January 5, 2021

Short term thinking - Part 2 - More big examples

Yesterday I started a series on Short term thinking that included Netflix because it is a recent example of how Short term thinking undercuts capitalism (as well as other things).  But there are other examples as well.  Before I continue with other aspects of the dangers of short term thinking I wanted to include some other examples because it's important that people understand, what Netflix is doing is not an isolated example.  This is a common problem with a common and undesired result.

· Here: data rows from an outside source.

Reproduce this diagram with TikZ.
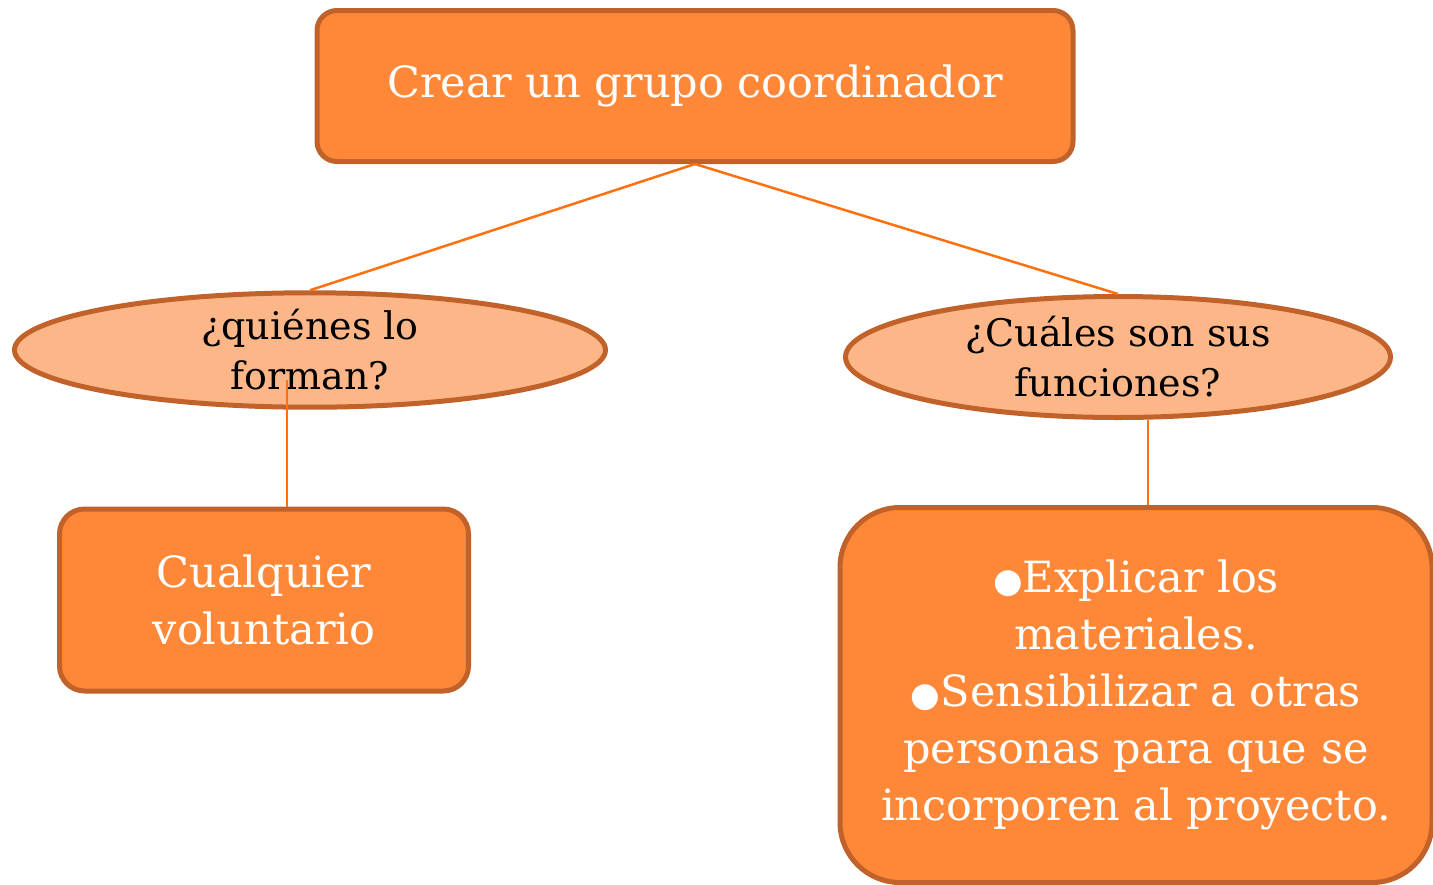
\documentclass[tikz,border=0pt]{standalone}
\usepackage{fontspec}
\setmainfont{DejaVu Serif}
\newfontfamily\simbolos{DejaVu Sans}
\usetikzlibrary{shapes.geometric,positioning}
\definecolor{naranja}{HTML}{FF8838}
\definecolor{borde}{HTML}{C0622A}
\definecolor{claro}{HTML}{FDB688}
\definecolor{linea}{HTML}{FF7010}
\newcommand{\punto}{{\simbolos\fontsize{34}{57}\selectfont ●}}
\begin{document}
\begin{tikzpicture}[x=1pt,y=-1pt,
	caja/.style={rectangle,rounded corners=20pt,draw=borde,line width=5pt,fill=naranja,text=white,align=center,inner sep=0pt,font=\fontsize{43}{57}\selectfont},
	elipse/.style={ellipse,draw=borde,line width=5pt,fill=claro,text=black,align=center,inner sep=0pt,font=\fontsize{38}{50}\selectfont},
	enlace/.style={draw=linea,line width=2.5pt}]
	\useasboundingbox (0,0) rectangle (1433,884);
	\node[caja,minimum width=756pt,minimum height=151pt] (grupo) at (695,86) {Crear un grupo coordinador};
	\node[elipse,minimum width=591pt,minimum height=107pt] (quienes) at (310,350) {¿quiénes lo\\forman?};
	\node[elipse,minimum width=545pt,minimum height=121pt] (cuales) at (1118,357) {¿Cuáles son sus\\funciones?};
	\node[caja,rounded corners=25pt,minimum width=409pt,minimum height=182pt] (voluntario) at (264,600) {Cualquier\\voluntario};
	\node[caja,rounded corners=60pt,minimum width=592pt,minimum height=375pt] (funciones) at (1136,695)
		{\punto Explicar los\\materiales.\\\punto Sensibilizar a otras\\personas para que se\\incorporen al proyecto.};
	\draw[enlace] (grupo.south) -- (quienes.north);
	\draw[enlace] (grupo.south) -- (cuales.north);
	\coordinate (ini) at ([shift={(-23,30)}]quienes.center);
	\draw[enlace] (ini) -- (ini |- voluntario.north);
	\coordinate (der) at ([xshift=30pt]cuales.south);
	\draw[enlace] (der) -- (der |- funciones.north);
\end{tikzpicture}
\end{document}
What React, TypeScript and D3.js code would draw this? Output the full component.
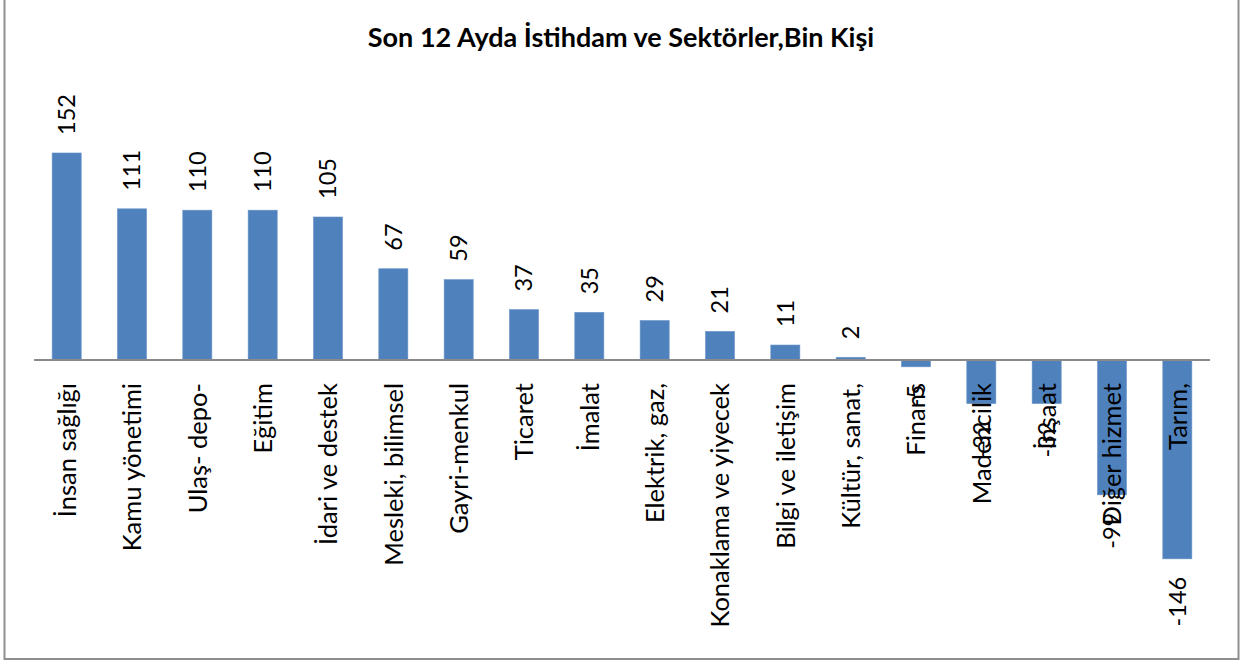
import React from "react";
import * as d3 from "d3";

const TITLE = "Son 12 Ayda İstihdam ve Sektörler,Bin Kişi";
const categories = [
  "İnsan sağlığı",
  "Kamu yönetimi",
  "Ulaş- depo-",
  "Eğitim",
  "İdari ve destek",
  "Mesleki,  bilimsel",
  "Gayri-menkul",
  "Ticaret",
  "İmalat",
  "Elektrik, gaz,",
  "Konaklama ve yiyecek",
  "Bilgi ve iletişim",
  "Kültür, sanat,",
  "Finans",
  "Madencilik",
  "İnşaat",
  "Diğer hizmet",
  "Tarım,",
];
const values = [152, 111, 110, 110, 105, 67, 59, 37, 35, 29, 21, 11, 2, -5, -32, -32, -99, -146];

const W = 1242;
const H = 664;
const FONT = "Lato, 'Open Sans', sans-serif";

export default function App() {
  const x = d3.scaleBand<string>().domain(categories).range([34, 1210]).paddingInner(0.555).paddingOuter(0.2775);
  const y = d3.scaleLinear().domain([-200, 200]).range([632.4, 87.6]);
  const bw = x.bandwidth();
  const y0 = y(0);

  return (
    <svg width={W} height={H} style={{ position: "absolute", left: 0, top: 0, background: "#fff" }}>
      <rect x={0} y={0} width={W} height={H} fill="#fff" />
      <rect x={4.5} y={-5} width={1234} height={664} fill="none" stroke="#8f8f8f" strokeWidth={2} />
      <text x={621} y={47} textAnchor="middle" fontFamily={FONT} fontWeight="bold" fontSize={27} fill="#000">
        {TITLE}
      </text>
      {categories.map((c, i) => {
        const v = values[i];
        return (
          <rect
            key={c}
            x={x(c)}
            y={Math.min(y(v), y0)}
            width={bw}
            height={Math.abs(y(v) - y0)}
            fill="#4F81BD"
            stroke="#6a95c8"
            strokeWidth={0.6}
          />
        );
      })}
      <line x1={34} x2={1210} y1={y0} y2={y0} stroke="#8a8a8a" strokeWidth={2} />
      {categories.map((c, i) => {
        const v = values[i];
        const cx = (x(c) as number) + bw / 2;
        const ly = v >= 0 ? y(v) - 18 : y(v) + 18;
        return (
          <text
            key={"v" + c}
            transform={`translate(${cx},${ly}) rotate(-90)`}
            textAnchor={v >= 0 ? "start" : "end"}
            dy="0.36em"
            fontFamily={FONT}
            fontSize={23.5}
            fill="#000"
          >
            {v}
          </text>
        );
      })}
      {categories.map((c) => {
        const cx = (x(c) as number) + bw / 2;
        return (
          <text
            key={"c" + c}
            transform={`translate(${cx},${y0 + 23}) rotate(-90)`}
            textAnchor="end"
            dy="0.36em"
            fontFamily={FONT}
            fontSize={25.5}
            fill="#000"
          >
            {c}
          </text>
        );
      })}
    </svg>
  );
}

Kodak, Blockbuster, Xerox are a few examples of companies that had an advantage that they squandered. But MySpace is a great example of trying to be quicker to market than potential competitors like Facebook, but in the process, limiting your own longer term potential by avoiding using open source code:

There are of course other examples.  Many of the ones in the below video offer other reasons for business failures, such as lack of vision, there are examples like Schlitz that clearly are a result of short term thinking.

Whether the short term thinking is to please investors or to squeeze as much profit out of a drying up revenue stream or some other reason does not matter.  The fact is that short term thinking is often fatal. Obviously not always; the stock market is dominated by companies releasing their latest quarterly results.  These companies do not all die off. True.  But many do die and are replaced by others.  Just because they do not all die off at once, does not mean they won't eventually die as a result of their short term thinking.  It's practically inevitable that companies die off.  That happens for a number of reasons - not responding to changing market conditions, not respecting their customers, prioritizing immediate profit over long term growth.   

But when you look at it objectively, all of those reasons come down to short term thinking. Do companies that rise do so by not putting customers first?  Do they start by something other than responding to market needs (i.e. changing market conditions)?

Short term thinking is deadly for business. It's deadly for individuals as well, and for governments as we will see in future episodes.